Students who attended Pre-MAACness in the Student Recreation Center (SRC) were given wristbands that guaranteed entrance into MAACness after their IDs were swiped, according to Torchia. When they entered the gym, they simply showed their wristbands and IDs to expedite the process. The wristbands were advertised on the Facebook event page for Midnight MAACness, but not on the posters or in the email sent out to students. Freshman Linda Lawton was one of the students denied entrance to the event.
“Getting turned away from my first MAACness was not the best feeling in the world,” Lawton said. “It was going to be the first school activity that my friends and I were attending. All of my upperclassmen friends had been telling me the week before things like, ‘You have to go. It is so much fun. Don’t miss out.’ Now I have to wait a whole year to even attempt to go to another one, not even knowing if I will get into that one.”
Sophomore Melissa Cebula said she was also disappointed with this year’s MAACness.
“I personally think that MAACness was very unorganized,” Cebula said. “Students were denied entry after waiting outside for about an hour, which was very disappointing considering the amount of money students pay to attend the school.”
Torchia said that Rider will explore new ideas to address the fact that a large number of students were turned away from the event.
“There’s the thought of possibly ticketing [Midnight MAACness],” Torchia said. “From an athletics standpoint, we like the fact that there’s such a demand and a need for it. Again, like I said, we hate that anybody got turned away, but we’re trying to create a situation on campus and an atmosphere where ‘hey, you’ve got to get here early.’”
Cebula said that ticketing MAACness would be the best solution.
“I think a good approach to this problem would be to distribute tickets,” Cebula said. “Without a ticket, you cannot enter. This will guarantee student entry before arrival. I would not attend MAACness next year unless guaranteed entry.”

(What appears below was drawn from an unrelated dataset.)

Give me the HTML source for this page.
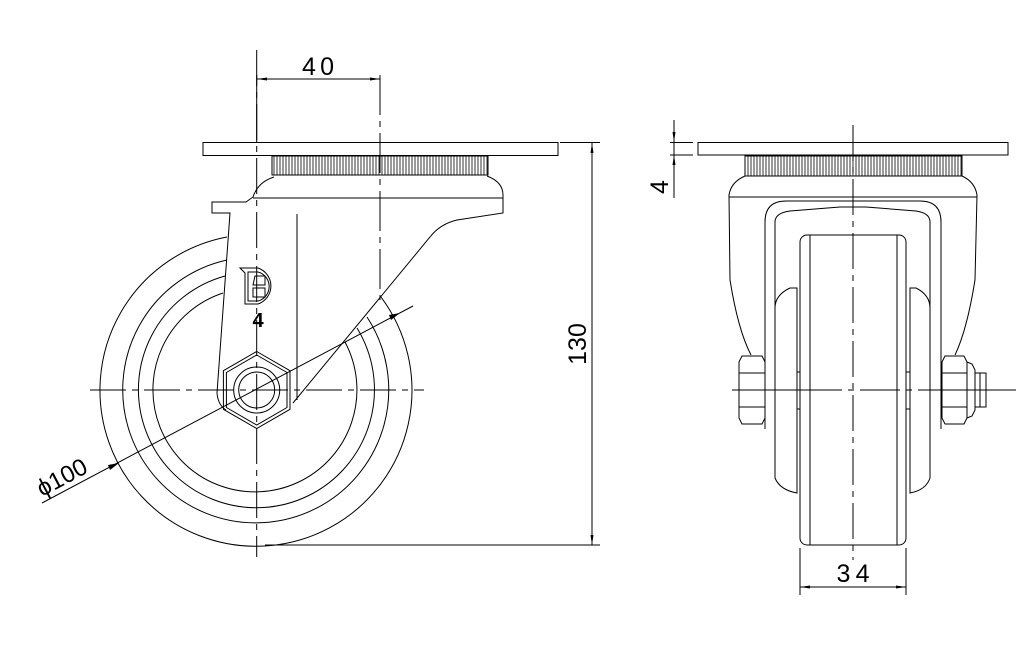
<!DOCTYPE html>
<html><head><meta charset="utf-8"><style>html,body{margin:0;padding:0;background:#fff}svg{display:block}</style></head><body>
<svg width="1035" height="645" viewBox="0 0 1035 645" xmlns="http://www.w3.org/2000/svg">
<defs>
<pattern id="kn" width="3" height="20" patternUnits="userSpaceOnUse"><line x1="1" y1="0" x2="1" y2="20" stroke="#000" stroke-width="0.8"/></pattern>
</defs>
<g fill="none" stroke="#000" stroke-width="1">
<!-- LEFT VIEW -->
<rect x="203" y="142.5" width="355" height="13"/>
<rect x="272" y="156" width="216" height="19" fill="url(#kn)"/>
<path d="M274,177 Q258,182 253,197 L246,202 L212,202 L212,213 L230,213 L217,393 Q218,405 226,410"/>
<line x1="253" y1="198" x2="503" y2="198"/>
<path d="M487,176 Q503,182 503,195 L503,213 L457,220 Q440,224 430,237 L293,403"/>
<line x1="297" y1="214" x2="297" y2="400"/>
<!-- wheel -->
<path d="M227,237 A156,156 0 1 0 381,297"/>
<path d="M227,260 A133,133 0 1 0 367,317"/>
<path d="M225,276 A118,118 0 1 0 357,328"/>
<path d="M223,293 A102,102 0 1 0 345,342"/>
<!-- hex nut -->
<polygon points="256.7,351.5 290,370.7 290,409.3 256.7,428.5 223.4,409.3 223.4,370.7"/>
<polygon points="256.7,355 287,372.5 287,407.5 256.7,425 226.4,407.5 226.4,372.5"/>
<circle cx="256.7" cy="390" r="23"/>
<circle cx="256.7" cy="390" r="18"/>
<!-- logo -->
<path d="M240,268 L258,268 A19,19 0 0 1 258,304 L245,304 L245,273 Z"/>
<path d="M248,272 L258,272 A15,15 0 0 1 258,301 L248,301 Z"/>
<path d="M255,276 L265,276 L265,285 L253,285 Z M253,288 L265,288 L265,297 L253,297 Z"/>
<!-- centerlines -->
<line x1="256.7" y1="50" x2="256.7" y2="557" stroke-dasharray="36,6,6,6"/>
<line x1="380" y1="75" x2="380" y2="300" stroke-dasharray="40,6,6,6"/>
<line x1="90" y1="390" x2="424" y2="390" stroke-dasharray="36,6,6,6"/>
<!-- dims -->
<line x1="256.7" y1="75" x2="256.7" y2="142"/>
<line x1="380" y1="75" x2="380" y2="100"/>
<line x1="257" y1="79" x2="380" y2="79"/>
<line x1="560" y1="142.5" x2="600" y2="142.5"/>
<line x1="265" y1="545" x2="600" y2="545"/>
<line x1="592" y1="143" x2="592" y2="545"/>
<line x1="42" y1="503" x2="413" y2="306"/>
<!-- RIGHT VIEW -->
<rect x="698" y="142.5" width="310" height="12.5"/>
<rect x="745" y="156" width="217" height="20" fill="url(#kn)"/>
<path d="M745,176 Q731,182 729,195 L730,280 Q738,330 751,355"/>
<path d="M962,176 Q975,182 977,195 L975,280 Q967,330 955,355"/>
<line x1="729" y1="197" x2="977" y2="197"/>
<path d="M765,429 L765,222 Q765,201 786,201 L920,201 Q941,201 941,222 L941,429"/>
<path d="M775,429 L775,222 Q775,213 790,211 L840,207 L866,207 L916,211 Q930,213 930,222 L930,429"/>
<path d="M797,288 L790,288 Q775,295 775,308 L775,478 Q780,490 797,493 Z"/>
<path d="M910,288 L916,288 Q930,295 930,308 L930,478 Q926,490 910,493 Z"/>
<line x1="797" y1="372" x2="800" y2="372"/><line x1="797" y1="409" x2="800" y2="409"/>
<line x1="906" y1="372" x2="910" y2="372"/><line x1="906" y1="409" x2="910" y2="409"/>
<rect x="800" y="235" width="106" height="310" rx="7"/>
<line x1="810" y1="235" x2="810" y2="545"/>
<line x1="897" y1="235" x2="897" y2="545"/>
<path d="M742,356 L762,356 L765,362 L765,418 L762,424 L742,424 L739,418 L739,362 Z"/>
<line x1="739" y1="373" x2="765" y2="373"/><line x1="739" y1="407" x2="765" y2="407"/>
<path d="M945,356 L964,356 L967,362 L967,418 L964,424 L945,424 L942,418 L942,362 Z"/>
<line x1="942" y1="373" x2="967" y2="373"/><line x1="942" y1="407" x2="967" y2="407"/>
<path d="M967,362 L972,364 L975,370 L975,410 L972,416 L967,418"/>
<rect x="975" y="373" width="11" height="34"/>
<line x1="980" y1="373" x2="980" y2="407"/>
<line x1="853" y1="125" x2="853" y2="560" stroke-dasharray="36,6,6,6"/>
<line x1="732" y1="390" x2="1016" y2="390" stroke-dasharray="110,6,6,6,40,6,6,6"/>
<line x1="800" y1="548" x2="800" y2="595"/>
<line x1="906" y1="548" x2="906" y2="595"/>
<line x1="800" y1="587" x2="906" y2="587"/>
<line x1="670" y1="142.5" x2="693" y2="142.5"/>
<line x1="670" y1="155" x2="693" y2="155"/>
<line x1="674" y1="120" x2="674" y2="198"/>
</g>
<g fill="#000" stroke="none">
<polygon points="257,79 267,77.5 267,80.5"/><polygon points="380,79 370,77.5 370,80.5"/>
<polygon points="592,143 590.5,153 593.5,153"/><polygon points="592,545 590.5,535 593.5,535"/>
<polygon points="119,463 108,465 110,470"/><polygon points="400,313 389,315 391,320"/>
<polygon points="800,587 810,585.5 810,588.5"/><polygon points="906,587 896,585.5 896,588.5"/>
<polygon points="674,142 672.5,132 675.5,132"/><polygon points="674,155 672.5,165 675.5,165"/>
</g>
<g font-family="Liberation Sans, sans-serif" fill="#000" font-weight="normal">
<text x="318" y="75" font-size="25" text-anchor="middle" textLength="32">40</text>
<text x="853" y="582" font-size="25" text-anchor="middle" textLength="33">34</text>
<text transform="translate(586,344) rotate(-90)" font-size="25" text-anchor="middle">130</text>
<text transform="translate(668,187) rotate(-90)" font-size="25" text-anchor="middle">4</text>
<text transform="translate(42,497) rotate(-28)" font-size="24">ϕ100</text>
<text x="258" y="327" font-size="20" font-weight="bold" text-anchor="middle">4</text>
</g>
</svg>
</body></html>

The new voucher system for T-shirts will most likely not continue next year, according to Torchia. Typically, the first 1,000 people receive T-shirts as they enter the gym. This year, vouchers were given to the first 1,000 to be redeemed at the close of the event. This system was developed in order to prevent students from going to an event just to receive a T-shirt, then leaving. But Torchia said the new system created congestion problems as students tried to exit the event.
Freshman Ashley Miller agrees that the voucher system created a chaotic environment after MAACness concluded.
“I got a shirt, but the voucher system definitely created a traffic flow problem,” Miller said. “It was difficult leaving MAACness.”
Despite the fact that students were turned away from the event and the problems with the T-shirt voucher system, Torchia believes that the event was a success.
“I think this was by far the most successful one that we’ve had just in terms of the way the program flowed smoothly, the preparation of getting ready for it and just the student engagement and involvement,” she said.
Torchia said that moving the Pre-MAACness festivities to the SRC from Daly’s was a positive change this year; it created more space for activities. She also said that tying the theme of MAACness into the performances was a success and Rider will strive to continue that tradition in the future.
Freshman Carrie Lettiere said she enjoyed how the galactic theme was integrated into the entire program.
“I thought that the dance team and the cheerleaders incorporating the space theme to their routines was incredible,” Lettiere said. “It was lively. It was entertaining.”
Torchia said that the Bronc was one of the highlights of MAACness.
“I think that the Bronc coming out in his astronaut costume and landing on the moon with a Rider flag was a great addition and something we’ll get back to with a theatrical kind of opening,” Torchia said. “It really was well received.”
Junior Tiffany Scerbo agrees that the Bronc’s opening was the highlight of MAACness.
“I really liked the theme this year,” Scerbo said. “The whole space thing worked out really well. The music was great. Everything went really smoothly.”